▸ **Task objective**: Can you copy out the data exactly? Leave the images out.

* start Dataset extract *

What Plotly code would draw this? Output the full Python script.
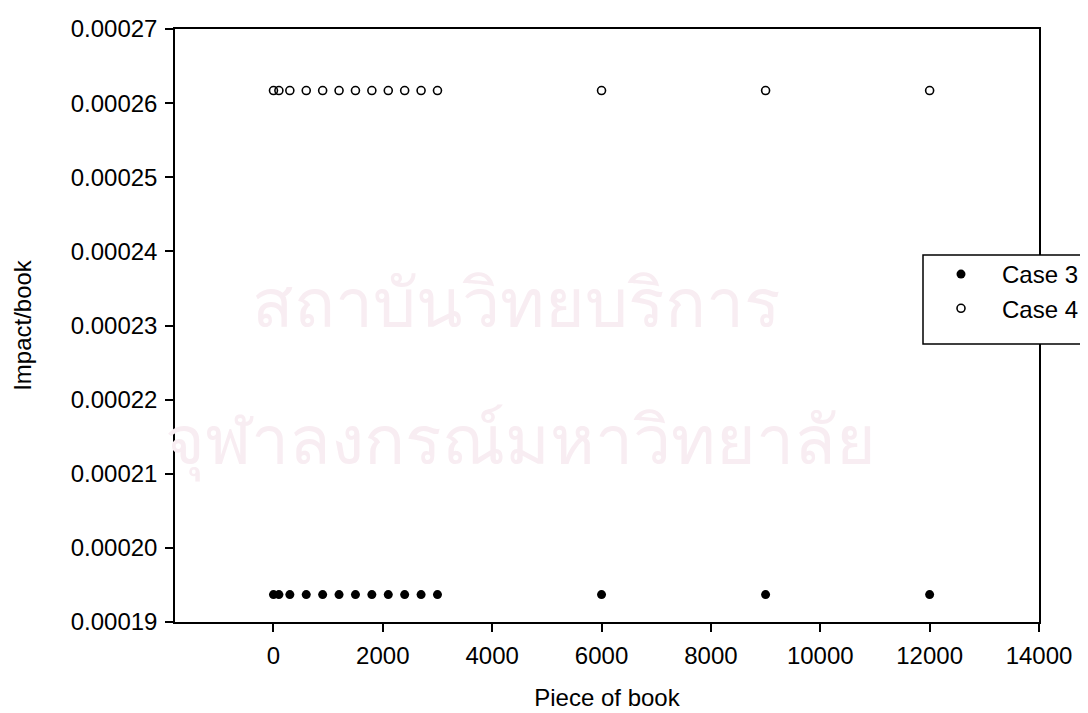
import plotly.graph_objects as go

pieces = [1, 100, 300, 600, 900, 1200, 1500, 1800, 2100, 2400, 2700, 3000, 6000, 9000, 12000]
case3 = [0.0001937, 0.0001937, 0.0001937, 0.0001937, 0.0001937, 0.0001937, 0.0001937, 0.0001937,
         0.0001937, 0.0001937, 0.0001937, 0.0001937, 0.0001937, 0.0001937, 0.0001937]
case4 = [0.0002617, 0.0002617, 0.0002617, 0.0002617, 0.0002617, 0.0002617, 0.0002617, 0.0002617,
         0.0002617, 0.0002617, 0.0002617, 0.0002617, 0.0002617, 0.0002617, 0.0002617]
series_names = ["Case 3", "Case 4"]
x_ticks = [0, 2000, 4000, 6000, 8000, 10000, 12000, 14000]
x_tick_text = ["0", "2000", "4000", "6000", "8000", "10000", "12000", "14000"]
y_ticks = [0.00019, 0.00020, 0.00021, 0.00022, 0.00023, 0.00024, 0.00025, 0.00026, 0.00027]
y_tick_text = ["0.00019", "0.00020", "0.00021", "0.00022", "0.00023", "0.00024", "0.00025", "0.00026", "0.00027"]
watermark = ["สถาบันวิทยบริการ", "จุฬาลงกรณ์มหาวิทยาลัย"]

FONT = "Liberation Sans, Arial, sans-serif"
FS = 24
W, H = 1088, 713
ML, MR, MT, MB = 167, 57, 21, 99
pw, ph = W - ML - MR, H - MT - MB

def px_x(p):
    return (p - ML) / pw

def px_y(p):
    return (H - MB - p) / ph

fig = go.Figure()
fig.add_trace(go.Scatter(
    x=pieces, y=case3, mode="markers", name=series_names[0],
    marker=dict(symbol="circle", size=9, color="black", line=dict(width=0)),
))
fig.add_trace(go.Scatter(
    x=pieces, y=case4, mode="markers", name=series_names[1],
    marker=dict(symbol="circle-open", size=8, color="black", line=dict(width=1.6, color="black")),
))

# very faint background watermark text
fig.add_annotation(x=px_x(508), y=px_y(292), xref="paper", yref="paper", text=watermark[0],
                   showarrow=False, font=dict(size=68, color="#f8edf2", family="Noto Sans, DejaVu Sans"))
fig.add_annotation(x=px_x(512), y=px_y(478), xref="paper", yref="paper", text=watermark[1],
                   showarrow=False, font=dict(size=68, color="#f8edf2", family="Noto Sans, DejaVu Sans"))

# legend box (runs off the right edge like the reference)
fig.add_shape(type="rect", xref="paper", yref="paper",
              x0=px_x(915), x1=px_x(1100), y0=px_y(336), y1=px_y(247),
              line=dict(color="black", width=1.5), fillcolor="white", layer="above")

axis_common = dict(
    showline=True, linecolor="black", linewidth=1.5, mirror=True,
    ticks="outside", ticklen=8, tickwidth=1.5, tickcolor="black",
    showgrid=False, zeroline=False, automargin=False,
    tickfont=dict(family=FONT, size=FS, color="black"),
)

fig.update_layout(
    width=W, height=H,
    margin=dict(l=ML, r=MR, t=MT, b=MB, autoexpand=False),
    paper_bgcolor="white", plot_bgcolor="rgba(0,0,0,0)",
    font=dict(family=FONT, size=FS, color="black"),
    xaxis=dict(range=[-1800, 14000], tickvals=x_ticks, ticktext=x_tick_text, ticklabelstandoff=3,
               title=dict(text="Piece of book", font=dict(family=FONT, size=FS), standoff=22),
               **axis_common),
    yaxis=dict(range=[0.00019, 0.00027], tickvals=y_ticks, ticktext=y_tick_text, ticklabelstandoff=3,
               title=dict(text="Impact/book", font=dict(family=FONT, size=FS), standoff=32),
               **axis_common),
    showlegend=True,
    legend=dict(x=px_x(912), y=px_y(244), xanchor="left", yanchor="top",
                bgcolor="rgba(0,0,0,0)", borderwidth=0, itemwidth=72,
                font=dict(family=FONT, size=FS)),
)

fig.write_html("out.html")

* end Dataset extract *

▸ **Task answer**:
What Plotly code would draw this? Output the full Python script.
import plotly.graph_objects as go

pieces = [1, 100, 300, 600, 900, 1200, 1500, 1800, 2100, 2400, 2700, 3000, 6000, 9000, 12000]
case3 = [0.0001937, 0.0001937, 0.0001937, 0.0001937, 0.0001937, 0.0001937, 0.0001937, 0.0001937,
         0.0001937, 0.0001937, 0.0001937, 0.0001937, 0.0001937, 0.0001937, 0.0001937]
case4 = [0.0002617, 0.0002617, 0.0002617, 0.0002617, 0.0002617, 0.0002617, 0.0002617, 0.0002617,
         0.0002617, 0.0002617, 0.0002617, 0.0002617, 0.0002617, 0.0002617, 0.0002617]
series_names = ["Case 3", "Case 4"]
x_ticks = [0, 2000, 4000, 6000, 8000, 10000, 12000, 14000]
x_tick_text = ["0", "2000", "4000", "6000", "8000", "10000", "12000", "14000"]
y_ticks = [0.00019, 0.00020, 0.00021, 0.00022, 0.00023, 0.00024, 0.00025, 0.00026, 0.00027]
y_tick_text = ["0.00019", "0.00020", "0.00021", "0.00022", "0.00023", "0.00024", "0.00025", "0.00026", "0.00027"]
watermark = ["สถาบันวิทยบริการ", "จุฬาลงกรณ์มหาวิทยาลัย"]

FONT = "Liberation Sans, Arial, sans-serif"
FS = 24
W, H = 1088, 713
ML, MR, MT, MB = 167, 57, 21, 99
pw, ph = W - ML - MR, H - MT - MB

def px_x(p):
    return (p - ML) / pw

def px_y(p):
    return (H - MB - p) / ph

fig = go.Figure()
fig.add_trace(go.Scatter(
    x=pieces, y=case3, mode="markers", name=series_names[0],
    marker=dict(symbol="circle", size=9, color="black", line=dict(width=0)),
))
fig.add_trace(go.Scatter(
    x=pieces, y=case4, mode="markers", name=series_names[1],
    marker=dict(symbol="circle-open", size=8, color="black", line=dict(width=1.6, color="black")),
))

# very faint background watermark text
fig.add_annotation(x=px_x(508), y=px_y(292), xref="paper", yref="paper", text=watermark[0],
                   showarrow=False, font=dict(size=68, color="#f8edf2", family="Noto Sans, DejaVu Sans"))
fig.add_annotation(x=px_x(512), y=px_y(478), xref="paper", yref="paper", text=watermark[1],
                   showarrow=False, font=dict(size=68, color="#f8edf2", family="Noto Sans, DejaVu Sans"))

# legend box (runs off the right edge like the reference)
fig.add_shape(type="rect", xref="paper", yref="paper",
              x0=px_x(915), x1=px_x(1100), y0=px_y(336), y1=px_y(247),
              line=dict(color="black", width=1.5), fillcolor="white", layer="above")

axis_common = dict(
    showline=True, linecolor="black", linewidth=1.5, mirror=True,
    ticks="outside", ticklen=8, tickwidth=1.5, tickcolor="black",
    showgrid=False, zeroline=False, automargin=False,
    tickfont=dict(family=FONT, size=FS, color="black"),
)

fig.update_layout(
    width=W, height=H,
    margin=dict(l=ML, r=MR, t=MT, b=MB, autoexpand=False),
    paper_bgcolor="white", plot_bgcolor="rgba(0,0,0,0)",
    font=dict(family=FONT, size=FS, color="black"),
    xaxis=dict(range=[-1800, 14000], tickvals=x_ticks, ticktext=x_tick_text, ticklabelstandoff=3,
               title=dict(text="Piece of book", font=dict(family=FONT, size=FS), standoff=22),
               **axis_common),
    yaxis=dict(range=[0.00019, 0.00027], tickvals=y_ticks, ticktext=y_tick_text, ticklabelstandoff=3,
               title=dict(text="Impact/book", font=dict(family=FONT, size=FS), standoff=32),
               **axis_common),
    showlegend=True,
    legend=dict(x=px_x(912), y=px_y(244), xanchor="left", yanchor="top",
                bgcolor="rgba(0,0,0,0)", borderwidth=0, itemwidth=72,
                font=dict(family=FONT, size=FS)),
)

fig.write_html("out.html")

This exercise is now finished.